# TO DO
Provide an exact copy of the data, excluding the images.

# DATA SECTION
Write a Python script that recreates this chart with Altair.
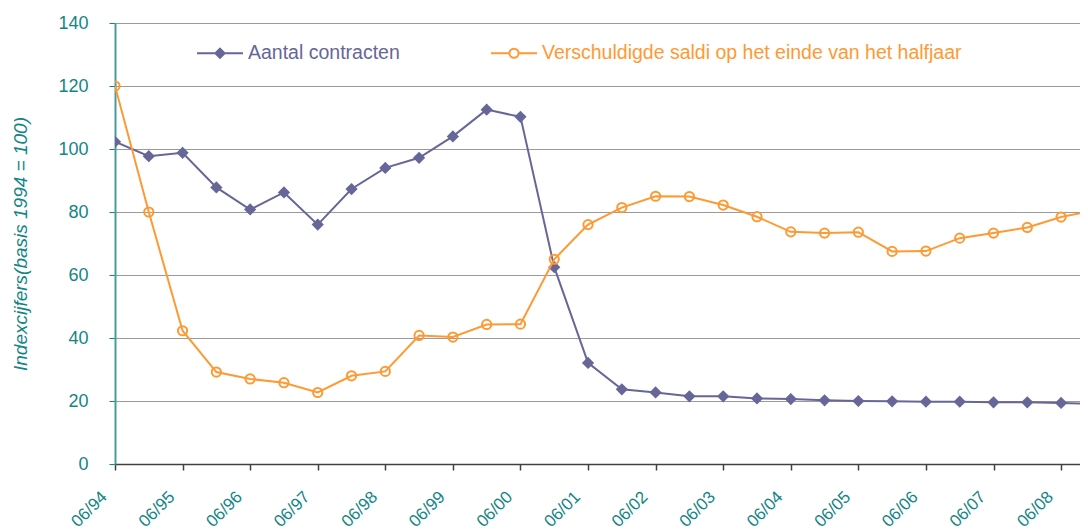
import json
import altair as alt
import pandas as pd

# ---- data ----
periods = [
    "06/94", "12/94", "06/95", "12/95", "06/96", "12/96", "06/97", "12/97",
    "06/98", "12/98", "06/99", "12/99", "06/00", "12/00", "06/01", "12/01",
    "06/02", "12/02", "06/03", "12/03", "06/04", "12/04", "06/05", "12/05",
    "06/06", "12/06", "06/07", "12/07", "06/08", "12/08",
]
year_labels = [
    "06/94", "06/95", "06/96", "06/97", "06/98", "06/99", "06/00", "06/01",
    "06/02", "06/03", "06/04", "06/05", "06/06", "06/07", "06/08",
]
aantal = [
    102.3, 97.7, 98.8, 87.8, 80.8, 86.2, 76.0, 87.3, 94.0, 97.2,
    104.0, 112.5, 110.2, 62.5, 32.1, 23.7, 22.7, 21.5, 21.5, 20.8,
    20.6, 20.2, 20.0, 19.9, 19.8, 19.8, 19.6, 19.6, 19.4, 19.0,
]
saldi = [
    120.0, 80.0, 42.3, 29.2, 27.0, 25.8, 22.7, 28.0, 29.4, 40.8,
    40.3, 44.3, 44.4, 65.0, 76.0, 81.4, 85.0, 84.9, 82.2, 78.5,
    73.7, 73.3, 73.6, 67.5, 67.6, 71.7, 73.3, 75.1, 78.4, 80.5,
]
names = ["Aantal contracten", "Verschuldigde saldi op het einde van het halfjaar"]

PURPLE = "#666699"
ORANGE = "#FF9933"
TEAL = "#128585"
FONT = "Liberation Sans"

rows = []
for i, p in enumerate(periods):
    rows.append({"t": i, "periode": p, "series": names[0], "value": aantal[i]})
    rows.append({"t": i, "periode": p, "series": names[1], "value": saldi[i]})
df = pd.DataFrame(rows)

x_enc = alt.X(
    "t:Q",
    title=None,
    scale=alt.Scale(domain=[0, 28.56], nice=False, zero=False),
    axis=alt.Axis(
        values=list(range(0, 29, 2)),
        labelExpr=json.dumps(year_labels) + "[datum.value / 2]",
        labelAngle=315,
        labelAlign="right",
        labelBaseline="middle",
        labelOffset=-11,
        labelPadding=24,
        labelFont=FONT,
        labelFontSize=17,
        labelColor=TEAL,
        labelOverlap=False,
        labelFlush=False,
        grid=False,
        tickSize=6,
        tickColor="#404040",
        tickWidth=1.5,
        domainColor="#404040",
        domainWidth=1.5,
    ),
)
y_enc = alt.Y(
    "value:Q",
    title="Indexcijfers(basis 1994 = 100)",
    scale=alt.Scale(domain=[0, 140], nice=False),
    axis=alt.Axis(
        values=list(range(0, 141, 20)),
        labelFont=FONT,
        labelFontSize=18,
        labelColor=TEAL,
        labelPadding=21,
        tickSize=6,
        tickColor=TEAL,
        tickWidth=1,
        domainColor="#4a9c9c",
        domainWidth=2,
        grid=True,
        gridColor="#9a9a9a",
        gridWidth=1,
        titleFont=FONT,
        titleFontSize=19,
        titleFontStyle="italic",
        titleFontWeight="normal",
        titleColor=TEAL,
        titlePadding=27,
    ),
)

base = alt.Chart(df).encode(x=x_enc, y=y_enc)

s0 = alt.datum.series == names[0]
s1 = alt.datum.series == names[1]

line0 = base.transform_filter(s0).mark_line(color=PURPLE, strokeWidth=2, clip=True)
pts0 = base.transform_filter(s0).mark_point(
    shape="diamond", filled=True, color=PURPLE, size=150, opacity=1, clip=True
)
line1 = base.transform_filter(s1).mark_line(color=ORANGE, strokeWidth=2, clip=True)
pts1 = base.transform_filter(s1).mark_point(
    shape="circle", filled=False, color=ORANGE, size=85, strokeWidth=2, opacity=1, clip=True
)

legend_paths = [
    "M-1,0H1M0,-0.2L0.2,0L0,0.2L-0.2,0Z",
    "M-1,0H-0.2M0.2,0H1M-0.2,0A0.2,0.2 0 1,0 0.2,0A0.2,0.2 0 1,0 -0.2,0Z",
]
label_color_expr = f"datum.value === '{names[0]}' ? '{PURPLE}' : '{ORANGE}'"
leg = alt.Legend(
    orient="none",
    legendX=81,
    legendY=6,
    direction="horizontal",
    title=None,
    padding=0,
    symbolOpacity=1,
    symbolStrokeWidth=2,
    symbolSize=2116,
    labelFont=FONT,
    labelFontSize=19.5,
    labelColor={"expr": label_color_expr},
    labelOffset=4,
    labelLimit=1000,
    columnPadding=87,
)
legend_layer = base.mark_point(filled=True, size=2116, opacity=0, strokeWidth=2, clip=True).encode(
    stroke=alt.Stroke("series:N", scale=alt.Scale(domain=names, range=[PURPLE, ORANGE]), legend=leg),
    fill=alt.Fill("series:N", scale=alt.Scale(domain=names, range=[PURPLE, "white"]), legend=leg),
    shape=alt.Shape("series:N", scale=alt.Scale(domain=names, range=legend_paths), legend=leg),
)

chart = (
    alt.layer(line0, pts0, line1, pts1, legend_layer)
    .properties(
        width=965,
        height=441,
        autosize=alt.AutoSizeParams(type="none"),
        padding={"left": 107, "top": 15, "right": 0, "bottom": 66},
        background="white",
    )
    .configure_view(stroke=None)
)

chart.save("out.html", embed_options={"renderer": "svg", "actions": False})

# EXERCISE RESPONSE
Write a Python script that recreates this chart with Altair.
import json
import altair as alt
import pandas as pd

# ---- data ----
periods = [
    "06/94", "12/94", "06/95", "12/95", "06/96", "12/96", "06/97", "12/97",
    "06/98", "12/98", "06/99", "12/99", "06/00", "12/00", "06/01", "12/01",
    "06/02", "12/02", "06/03", "12/03", "06/04", "12/04", "06/05", "12/05",
    "06/06", "12/06", "06/07", "12/07", "06/08", "12/08",
]
year_labels = [
    "06/94", "06/95", "06/96", "06/97", "06/98", "06/99", "06/00", "06/01",
    "06/02", "06/03", "06/04", "06/05", "06/06", "06/07", "06/08",
]
aantal = [
    102.3, 97.7, 98.8, 87.8, 80.8, 86.2, 76.0, 87.3, 94.0, 97.2,
    104.0, 112.5, 110.2, 62.5, 32.1, 23.7, 22.7, 21.5, 21.5, 20.8,
    20.6, 20.2, 20.0, 19.9, 19.8, 19.8, 19.6, 19.6, 19.4, 19.0,
]
saldi = [
    120.0, 80.0, 42.3, 29.2, 27.0, 25.8, 22.7, 28.0, 29.4, 40.8,
    40.3, 44.3, 44.4, 65.0, 76.0, 81.4, 85.0, 84.9, 82.2, 78.5,
    73.7, 73.3, 73.6, 67.5, 67.6, 71.7, 73.3, 75.1, 78.4, 80.5,
]
names = ["Aantal contracten", "Verschuldigde saldi op het einde van het halfjaar"]

PURPLE = "#666699"
ORANGE = "#FF9933"
TEAL = "#128585"
FONT = "Liberation Sans"

rows = []
for i, p in enumerate(periods):
    rows.append({"t": i, "periode": p, "series": names[0], "value": aantal[i]})
    rows.append({"t": i, "periode": p, "series": names[1], "value": saldi[i]})
df = pd.DataFrame(rows)

x_enc = alt.X(
    "t:Q",
    title=None,
    scale=alt.Scale(domain=[0, 28.56], nice=False, zero=False),
    axis=alt.Axis(
        values=list(range(0, 29, 2)),
        labelExpr=json.dumps(year_labels) + "[datum.value / 2]",
        labelAngle=315,
        labelAlign="right",
        labelBaseline="middle",
        labelOffset=-11,
        labelPadding=24,
        labelFont=FONT,
        labelFontSize=17,
        labelColor=TEAL,
        labelOverlap=False,
        labelFlush=False,
        grid=False,
        tickSize=6,
        tickColor="#404040",
        tickWidth=1.5,
        domainColor="#404040",
        domainWidth=1.5,
    ),
)
y_enc = alt.Y(
    "value:Q",
    title="Indexcijfers(basis 1994 = 100)",
    scale=alt.Scale(domain=[0, 140], nice=False),
    axis=alt.Axis(
        values=list(range(0, 141, 20)),
        labelFont=FONT,
        labelFontSize=18,
        labelColor=TEAL,
        labelPadding=21,
        tickSize=6,
        tickColor=TEAL,
        tickWidth=1,
        domainColor="#4a9c9c",
        domainWidth=2,
        grid=True,
        gridColor="#9a9a9a",
        gridWidth=1,
        titleFont=FONT,
        titleFontSize=19,
        titleFontStyle="italic",
        titleFontWeight="normal",
        titleColor=TEAL,
        titlePadding=27,
    ),
)

base = alt.Chart(df).encode(x=x_enc, y=y_enc)

s0 = alt.datum.series == names[0]
s1 = alt.datum.series == names[1]

line0 = base.transform_filter(s0).mark_line(color=PURPLE, strokeWidth=2, clip=True)
pts0 = base.transform_filter(s0).mark_point(
    shape="diamond", filled=True, color=PURPLE, size=150, opacity=1, clip=True
)
line1 = base.transform_filter(s1).mark_line(color=ORANGE, strokeWidth=2, clip=True)
pts1 = base.transform_filter(s1).mark_point(
    shape="circle", filled=False, color=ORANGE, size=85, strokeWidth=2, opacity=1, clip=True
)

legend_paths = [
    "M-1,0H1M0,-0.2L0.2,0L0,0.2L-0.2,0Z",
    "M-1,0H-0.2M0.2,0H1M-0.2,0A0.2,0.2 0 1,0 0.2,0A0.2,0.2 0 1,0 -0.2,0Z",
]
label_color_expr = f"datum.value === '{names[0]}' ? '{PURPLE}' : '{ORANGE}'"
leg = alt.Legend(
    orient="none",
    legendX=81,
    legendY=6,
    direction="horizontal",
    title=None,
    padding=0,
    symbolOpacity=1,
    symbolStrokeWidth=2,
    symbolSize=2116,
    labelFont=FONT,
    labelFontSize=19.5,
    labelColor={"expr": label_color_expr},
    labelOffset=4,
    labelLimit=1000,
    columnPadding=87,
)
legend_layer = base.mark_point(filled=True, size=2116, opacity=0, strokeWidth=2, clip=True).encode(
    stroke=alt.Stroke("series:N", scale=alt.Scale(domain=names, range=[PURPLE, ORANGE]), legend=leg),
    fill=alt.Fill("series:N", scale=alt.Scale(domain=names, range=[PURPLE, "white"]), legend=leg),
    shape=alt.Shape("series:N", scale=alt.Scale(domain=names, range=legend_paths), legend=leg),
)

chart = (
    alt.layer(line0, pts0, line1, pts1, legend_layer)
    .properties(
        width=965,
        height=441,
        autosize=alt.AutoSizeParams(type="none"),
        padding={"left": 107, "top": 15, "right": 0, "bottom": 66},
        background="white",
    )
    .configure_view(stroke=None)
)

chart.save("out.html", embed_options={"renderer": "svg", "actions": False})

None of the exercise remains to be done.